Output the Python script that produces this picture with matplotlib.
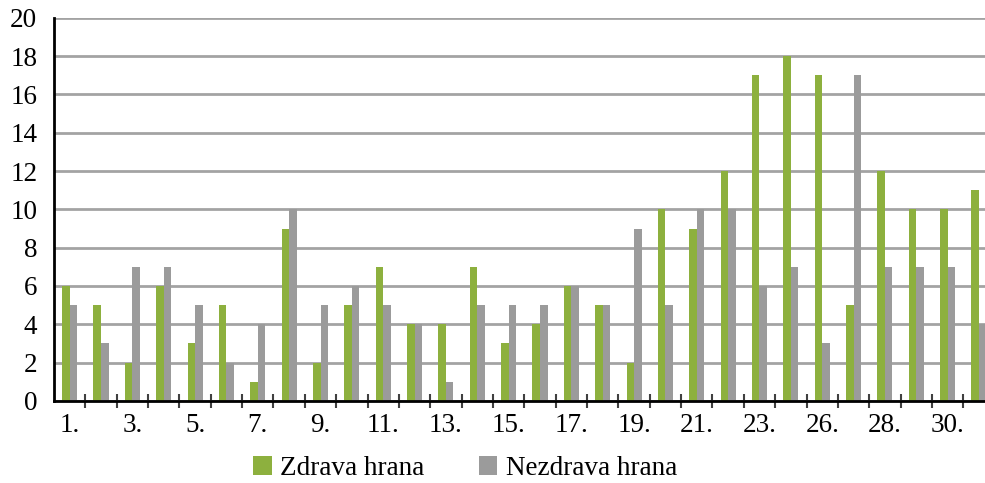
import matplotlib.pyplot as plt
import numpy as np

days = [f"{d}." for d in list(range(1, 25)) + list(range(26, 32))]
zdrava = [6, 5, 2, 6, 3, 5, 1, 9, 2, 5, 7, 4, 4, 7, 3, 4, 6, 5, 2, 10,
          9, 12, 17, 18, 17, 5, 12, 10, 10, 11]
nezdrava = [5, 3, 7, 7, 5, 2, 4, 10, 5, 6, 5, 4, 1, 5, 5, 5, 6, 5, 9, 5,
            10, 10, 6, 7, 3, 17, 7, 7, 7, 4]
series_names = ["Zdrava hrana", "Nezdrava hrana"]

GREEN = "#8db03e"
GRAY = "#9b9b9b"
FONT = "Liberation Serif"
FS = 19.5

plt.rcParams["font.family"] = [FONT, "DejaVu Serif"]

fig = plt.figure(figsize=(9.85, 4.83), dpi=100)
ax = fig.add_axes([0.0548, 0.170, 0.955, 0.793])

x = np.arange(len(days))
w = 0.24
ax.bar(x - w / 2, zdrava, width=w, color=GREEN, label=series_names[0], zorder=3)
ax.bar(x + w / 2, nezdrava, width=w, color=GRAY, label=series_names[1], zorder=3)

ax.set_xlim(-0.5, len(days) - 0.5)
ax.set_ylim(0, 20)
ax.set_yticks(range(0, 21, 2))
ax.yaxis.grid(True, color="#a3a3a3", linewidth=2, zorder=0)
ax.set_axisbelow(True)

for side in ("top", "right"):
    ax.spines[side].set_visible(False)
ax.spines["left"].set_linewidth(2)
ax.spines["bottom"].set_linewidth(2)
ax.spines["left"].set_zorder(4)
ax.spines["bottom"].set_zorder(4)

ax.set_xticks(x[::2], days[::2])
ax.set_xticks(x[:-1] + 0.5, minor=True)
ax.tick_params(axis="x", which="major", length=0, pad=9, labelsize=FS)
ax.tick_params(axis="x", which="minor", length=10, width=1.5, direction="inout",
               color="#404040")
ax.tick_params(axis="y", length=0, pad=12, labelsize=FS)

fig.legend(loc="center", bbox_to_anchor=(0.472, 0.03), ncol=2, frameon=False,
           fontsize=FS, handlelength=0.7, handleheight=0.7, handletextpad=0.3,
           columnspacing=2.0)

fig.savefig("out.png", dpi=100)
──────────
* [YOUR GOAL] Exclude the pictures, and transcribe all of the material exactly.

* [THE RESULT]
Output the Python script that produces this picture with matplotlib.
import matplotlib.pyplot as plt
import numpy as np

days = [f"{d}." for d in list(range(1, 25)) + list(range(26, 32))]
zdrava = [6, 5, 2, 6, 3, 5, 1, 9, 2, 5, 7, 4, 4, 7, 3, 4, 6, 5, 2, 10,
          9, 12, 17, 18, 17, 5, 12, 10, 10, 11]
nezdrava = [5, 3, 7, 7, 5, 2, 4, 10, 5, 6, 5, 4, 1, 5, 5, 5, 6, 5, 9, 5,
            10, 10, 6, 7, 3, 17, 7, 7, 7, 4]
series_names = ["Zdrava hrana", "Nezdrava hrana"]

GREEN = "#8db03e"
GRAY = "#9b9b9b"
FONT = "Liberation Serif"
FS = 19.5

plt.rcParams["font.family"] = [FONT, "DejaVu Serif"]

fig = plt.figure(figsize=(9.85, 4.83), dpi=100)
ax = fig.add_axes([0.0548, 0.170, 0.955, 0.793])

x = np.arange(len(days))
w = 0.24
ax.bar(x - w / 2, zdrava, width=w, color=GREEN, label=series_names[0], zorder=3)
ax.bar(x + w / 2, nezdrava, width=w, color=GRAY, label=series_names[1], zorder=3)

ax.set_xlim(-0.5, len(days) - 0.5)
ax.set_ylim(0, 20)
ax.set_yticks(range(0, 21, 2))
ax.yaxis.grid(True, color="#a3a3a3", linewidth=2, zorder=0)
ax.set_axisbelow(True)

for side in ("top", "right"):
    ax.spines[side].set_visible(False)
ax.spines["left"].set_linewidth(2)
ax.spines["bottom"].set_linewidth(2)
ax.spines["left"].set_zorder(4)
ax.spines["bottom"].set_zorder(4)

ax.set_xticks(x[::2], days[::2])
ax.set_xticks(x[:-1] + 0.5, minor=True)
ax.tick_params(axis="x", which="major", length=0, pad=9, labelsize=FS)
ax.tick_params(axis="x", which="minor", length=10, width=1.5, direction="inout",
               color="#404040")
ax.tick_params(axis="y", length=0, pad=12, labelsize=FS)

fig.legend(loc="center", bbox_to_anchor=(0.472, 0.03), ncol=2, frameon=False,
           fontsize=FS, handlelength=0.7, handleheight=0.7, handletextpad=0.3,
           columnspacing=2.0)

fig.savefig("out.png", dpi=100)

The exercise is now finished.